Most of this expansion took place in the service sectors of the economy, commerce, transport, the professions, central and local government service, and domestic and personal service; some of it was in mining and quarrying, and building and construction, usually classified as non-manufacturing industries. In terms of economic analysis part of this expansion can be viewed as a necessary condition of the course of industrialization, and part as a consequence of generally rising incomes. Manufacturing clearly depended on increasing inputs from mining and building, and on more elaborate and sophisticated transport and commercial services; and, towards the end of the century, on more specialized services, in accountancy or advertising maybe, which industrialists had once supplied for themselves. The capacity of manufacturing to produce an enormous increase in industrial output from an unchanging share of the labour force depended – apart from its own internal rise in labour productivity through mechanization – upon the relative expansion of those sectors where labour productivity actually fell, as in mining, scarcely altered, as in building, or rose much less rapidly, as in the provision of services. If it were possible to quantify these elements of expansion, they could be accounted transfers out of agriculture for the necessary support of manufacturing.
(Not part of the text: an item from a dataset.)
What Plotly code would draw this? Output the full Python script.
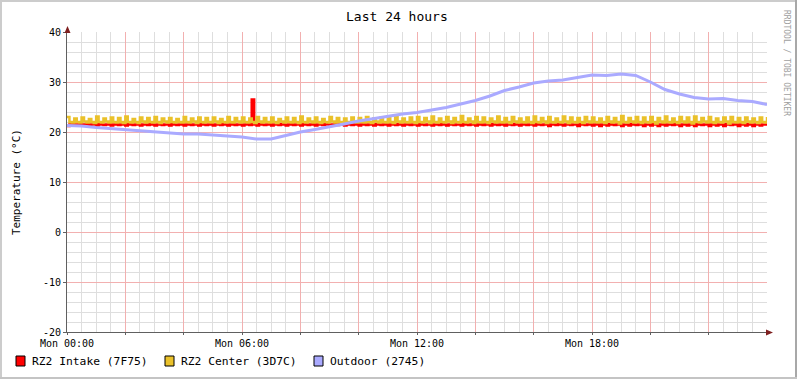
import plotly.graph_objects as go

# ---------------- data ----------------
tick_hours = [0, 2, 4, 6, 8, 10, 12, 14, 16, 18, 20, 22]
tick_labels = ["Mon 00:00", "", "", "Mon 06:00", "", "", "Mon 12:00", "", "", "Mon 18:00", "", ""]
y_ticks = [-20, -10, 0, 10, 20, 30, 40]
y_tick_labels = ["-20", "-10", "0", "10", "20", "30", "40"]

# 5-minute samples (hours)
step_hours = [i * 5 / 60 for i in range(289)]
# 30-minute samples (hours)
coarse_hours = [i * 0.5 for i in range(49)]

intake = [
    21.2, 21.5, 21.6, 21.4, 21.5, 21.6, 21.3, 21.5, 21.6, 21.4, 21.5, 21.5, 21.3, 21.6, 21.5, 21.4, 21.5, 21.6, 21.3, 21.5, 21.6, 21.4, 21.5, 21.5,
    21.3, 21.6, 21.5, 21.4, 21.5, 21.6, 21.3, 21.5, 21.5, 21.4, 21.6, 21.5, 21.3, 21.5, 21.6, 21.4, 21.5, 21.5, 21.3, 21.6, 21.5, 21.4, 21.5, 21.6,
    21.3, 21.5, 21.6, 21.4, 21.5, 21.5, 21.3, 21.6, 21.5, 21.4, 21.5, 21.6, 21.3, 21.5, 21.5, 21.4, 21.6, 21.5, 21.3, 21.5, 21.6, 21.4, 21.5, 21.5,
    21.3, 21.5, 21.6, 21.4, 26.5, 21.5, 21.3, 21.6, 21.5, 21.4, 21.5, 21.6, 21.3, 21.5, 21.5, 21.4, 21.6, 21.5, 21.3, 21.5, 21.6, 21.4, 21.5, 21.5,
    21.3, 21.6, 21.5, 21.4, 21.5, 21.6, 21.3, 21.5, 21.5, 21.4, 21.6, 21.5, 21.3, 21.5, 21.6, 21.4, 21.5, 21.5, 21.3, 21.6, 21.5, 21.4, 21.5, 21.6,
    21.3, 21.5, 21.6, 21.4, 21.5, 21.5, 21.3, 21.6, 21.5, 21.4, 21.5, 21.6, 21.3, 21.5, 21.5, 21.4, 21.6, 21.5, 21.3, 21.5, 21.6, 21.4, 21.5, 21.5,
    21.3, 21.6, 21.5, 21.4, 21.5, 21.6, 21.3, 21.5, 21.5, 21.4, 21.6, 21.5, 21.3, 21.5, 21.6, 21.4, 21.5, 21.5, 21.3, 21.6, 21.5, 21.4, 21.5, 21.6,
    21.3, 21.5, 21.6, 21.4, 21.5, 21.5, 21.3, 21.6, 21.5, 21.4, 21.5, 21.6, 21.3, 21.5, 21.5, 21.4, 21.6, 21.5, 21.3, 21.5, 21.6, 21.4, 21.5, 21.5,
    21.3, 21.6, 21.5, 21.4, 21.5, 21.6, 21.2, 21.5, 21.5, 21.4, 21.6, 21.5, 21.3, 21.5, 21.6, 21.4, 21.5, 21.5, 21.2, 21.6, 21.5, 21.4, 21.5, 21.6,
    21.3, 21.5, 21.6, 21.2, 21.5, 21.5, 21.3, 21.6, 21.5, 21.4, 21.5, 21.6, 21.2, 21.5, 21.5, 21.3, 21.6, 21.5, 21.4, 21.5, 21.6, 21.2, 21.5, 21.5,
    21.3, 21.6, 21.5, 21.2, 21.5, 21.6, 21.3, 21.5, 21.5, 21.4, 21.6, 21.5, 21.2, 21.5, 21.6, 21.3, 21.5, 21.5, 21.2, 21.6, 21.5, 21.4, 21.5, 21.6,
    21.2, 21.5, 21.6, 21.3, 21.5, 21.5, 21.2, 21.6, 21.5, 21.4, 21.5, 21.6, 21.2, 21.5, 21.5, 21.3, 21.6, 21.5, 21.2, 21.5, 21.6, 21.3, 21.5, 21.5,
    21.5,
]

center = [
    23.0, 22.0, 21.9, 22.7, 22.0, 21.9, 22.9, 22.1, 21.9, 22.6, 22.0, 21.8, 23.1, 22.0, 21.9, 22.7, 22.1, 21.9, 22.9, 22.0, 21.9, 22.8, 22.0, 21.8,
    23.1, 22.0, 21.9, 22.6, 22.0, 21.8, 22.9, 22.1, 21.9, 22.8, 22.0, 21.9, 23.0, 22.0, 21.8, 22.7, 22.1, 21.9, 22.8, 22.0, 21.9, 22.6, 22.0, 21.9,
    23.0, 22.0, 21.9, 22.7, 22.1, 21.8, 22.9, 22.0, 21.9, 22.8, 22.0, 21.9, 22.9, 22.1, 21.8, 22.6, 22.0, 21.9, 23.0, 22.0, 21.9, 22.8, 22.1, 21.9,
    22.9, 22.0, 21.9, 22.7, 22.0, 21.8, 23.0, 22.1, 21.9, 22.8, 22.0, 21.9, 22.9, 22.0, 21.8, 22.6, 22.1, 21.9, 22.9, 22.0, 21.9, 22.8, 22.0, 21.8,
    23.1, 22.0, 21.9, 22.7, 22.1, 21.9, 22.9, 22.0, 21.8, 22.6, 22.0, 21.9, 23.0, 22.1, 21.9, 22.8, 22.0, 21.8, 22.7, 22.0, 21.9, 22.9, 22.1, 21.9,
    22.8, 22.0, 21.9, 23.0, 22.0, 21.8, 22.7, 22.1, 21.9, 22.9, 22.0, 21.9, 22.8, 22.0, 21.8, 23.1, 22.1, 21.9, 22.7, 22.0, 21.9, 22.9, 22.0, 21.8,
    23.0, 22.0, 21.9, 22.8, 22.1, 21.8, 23.1, 22.0, 21.9, 22.7, 22.0, 21.9, 23.0, 22.1, 21.8, 22.8, 22.0, 21.9, 23.2, 22.0, 21.9, 22.7, 22.1, 21.8,
    23.0, 22.0, 21.9, 22.9, 22.0, 21.8, 22.7, 22.1, 21.9, 23.1, 22.0, 21.9, 22.8, 22.0, 21.8, 23.0, 22.1, 21.9, 22.7, 22.0, 21.9, 22.9, 22.0, 21.8,
    23.1, 22.0, 21.9, 22.8, 22.1, 21.8, 23.0, 22.0, 21.9, 22.7, 22.0, 21.9, 23.1, 22.1, 21.8, 22.9, 22.0, 21.9, 22.8, 22.0, 21.8, 23.0, 22.1, 21.9,
    22.9, 22.0, 21.9, 22.7, 22.0, 21.8, 23.0, 22.1, 21.9, 22.8, 22.0, 21.7, 23.2, 22.0, 21.9, 22.8, 22.1, 21.9, 23.0, 22.0, 21.8, 22.9, 22.0, 21.9,
    23.0, 22.0, 21.7, 22.8, 22.1, 21.9, 23.1, 22.0, 21.9, 22.7, 22.0, 21.8, 23.0, 22.1, 21.9, 22.9, 22.0, 21.7, 23.1, 22.0, 21.9, 22.8, 22.1, 21.9,
    23.0, 22.0, 21.8, 22.7, 22.0, 21.9, 22.9, 22.1, 21.7, 23.0, 22.0, 21.9, 22.8, 22.0, 21.8, 22.9, 22.1, 21.9, 22.7, 22.0, 21.8, 22.9, 22.0, 21.9,
    23.0,
]

outdoor = [
    21.3, 21.2, 20.9, 20.7, 20.4, 20.2, 20.0, 19.8, 19.6, 19.6, 19.4, 19.1, 19.0,
    18.6, 18.6, 19.3, 20.0, 20.5, 21.0, 21.6, 22.2, 22.7, 23.2, 23.6, 23.9,
    24.4, 24.9, 25.6, 26.3, 27.2, 28.3, 29.0, 29.8, 30.2, 30.4, 30.9, 31.4,
    31.3, 31.6, 31.3, 30.0, 28.5, 27.6, 26.9, 26.6, 26.7, 26.3, 26.1, 25.5,
]

names = ["RZ2 Intake (7F75)", "RZ2 Center (3D7C)", "Outdoor (2745)"]
colors = ["#FF0000", "#EAC12A", "#AAAAFF"]

# ---------------- layout helpers ----------------
W, H = 797, 379
L, R, T, B = 67, 767, 32, 332
FONT = "DejaVu Sans Mono"


def px(x):
    return (x - L) / (R - L)


def py(y):
    return (B - y) / (B - T)


fig = go.Figure()
fig.add_trace(go.Scatter(x=step_hours, y=intake, mode="lines", line=dict(color=colors[0], width=2.5, shape="hv"),
                         name=names[0], hoverinfo="skip"))
fig.add_trace(go.Scatter(x=step_hours, y=center, mode="lines", line=dict(color=colors[1], width=2.5, shape="hv"),
                         name=names[1], hoverinfo="skip"))
fig.add_trace(go.Scatter(x=coarse_hours, y=outdoor, mode="lines", line=dict(color=colors[2], width=3),
                         name=names[2], hoverinfo="skip"))

major = "#F2B0B0"
minorc = "#DEDEDE"
axisc = "#606060"

fig.update_layout(
    width=W, height=H, autosize=False,
    margin=dict(l=L, r=W - R, t=T, b=H - B, pad=0),
    paper_bgcolor="white", plot_bgcolor="white",
    showlegend=False,
    font=dict(family=FONT, size=10, color="#000000"),
    xaxis=dict(
        range=[0, 24], tickmode="array", tickvals=tick_hours, ticktext=tick_labels,
        showgrid=True, gridcolor=major, gridwidth=1,
        minor=dict(tickmode="linear", tick0=0, dtick=0.5, showgrid=True, gridcolor=minorc, gridwidth=1),
        showline=True, linecolor=axisc, linewidth=1, zeroline=False,
        ticks="outside", ticklen=2, tickcolor=axisc,
        tickfont=dict(family=FONT, size=10, color="#000000"),
        fixedrange=True,
    ),
    yaxis=dict(
        range=[-20, 40], tickmode="array", tickvals=y_ticks, ticktext=y_tick_labels,
        showgrid=True, gridcolor=major, gridwidth=1,
        minor=dict(tickmode="linear", tick0=0, dtick=2, showgrid=True, gridcolor=minorc, gridwidth=1),
        showline=True, linecolor=axisc, linewidth=1, zeroline=False,
        ticks="outside", ticklen=3, tickcolor=axisc,
        tickfont=dict(family=FONT, size=10, color="#000000"),
        fixedrange=True,
    ),
)

shapes = []
# outer frame
shapes.append(dict(type="rect", xref="paper", yref="paper", x0=px(0), x1=px(2), y0=py(H), y1=py(0),
                   fillcolor="#CCCCCC", line=dict(width=0), layer="above"))
shapes.append(dict(type="rect", xref="paper", yref="paper", x0=px(0), x1=px(W), y0=py(2), y1=py(0),
                   fillcolor="#CCCCCC", line=dict(width=0), layer="above"))
shapes.append(dict(type="rect", xref="paper", yref="paper", x0=px(W - 2), x1=px(W), y0=py(H), y1=py(0),
                   fillcolor="#A8A8A8", line=dict(width=0), layer="above"))
shapes.append(dict(type="rect", xref="paper", yref="paper", x0=px(0), x1=px(W), y0=py(H), y1=py(H - 2),
                   fillcolor="#C4C4C4", line=dict(width=0), layer="above"))
# axis arrows
arrowc = "#7F2020"
shapes.append(dict(type="path", xref="paper", yref="paper",
                   path=f"M {px(67.5)} {py(26)} L {px(64.5)} {py(33)} L {px(70.5)} {py(33)} Z",
                   fillcolor=arrowc, line=dict(width=0), layer="above"))
shapes.append(dict(type="path", xref="paper", yref="paper",
                   path=f"M {px(773)} {py(332.5)} L {px(766)} {py(329.5)} L {px(766)} {py(335.5)} Z",
                   fillcolor=arrowc, line=dict(width=0), layer="above"))
# legend squares
for sx, c in zip([16, 165, 314], colors):
    shapes.append(dict(type="rect", xref="paper", yref="paper", x0=px(sx), x1=px(sx + 9),
                       y0=py(366), y1=py(356), fillcolor=c, line=dict(color="#000000", width=1), layer="above"))
fig.update_layout(shapes=shapes)

ann = []
ann.append(dict(text="Last 24 hours", x=px(397), y=py(16), xref="paper", yref="paper",
                showarrow=False, xanchor="center", yanchor="middle",
                font=dict(family=FONT, size=13, color="#000000")))
ann.append(dict(text="Temperature (°C)", x=px(16), y=py(182), xref="paper", yref="paper",
                showarrow=False, xanchor="center", yanchor="middle", textangle=-90,
                font=dict(family=FONT, size=11, color="#000000")))
ann.append(dict(text="RRDTOOL / TOBI OETIKER", x=px(787), y=py(63), xref="paper", yref="paper",
                showarrow=False, xanchor="center", yanchor="middle", textangle=90,
                font=dict(family=FONT, size=8, color="#A0A0A0")))
for tx, n in zip([30, 179, 328], names):
    ann.append(dict(text=n, x=px(tx), y=py(361), xref="paper", yref="paper",
                    showarrow=False, xanchor="left", yanchor="middle",
                    font=dict(family=FONT, size=11.3, color="#000000")))
fig.update_layout(annotations=ann)

fig.write_html(
    "out.html",
    config={"displayModeBar": False},
    post_script="document.body.style.margin='0';document.body.style.padding='0';document.body.style.overflow='hidden';",
)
On the other hand, some part of the expansion in building went to providing better housing, in transport to increasing and widening the opportunities for personal travel, and in other services to providing more education and health and more employment in entertainment, leisure, and holiday occupations. This part of the restructuring was an expression of the ways in which increasing wealth and incomes were enjoyed. In terms of social analysis, however, the prime interest of these expanding sectors lies more in their individual characteristics than in the identification of the different economic forces at work: a railwayman was a railwayman, up to a point, whether shunting coal wagons or driving an excursion train.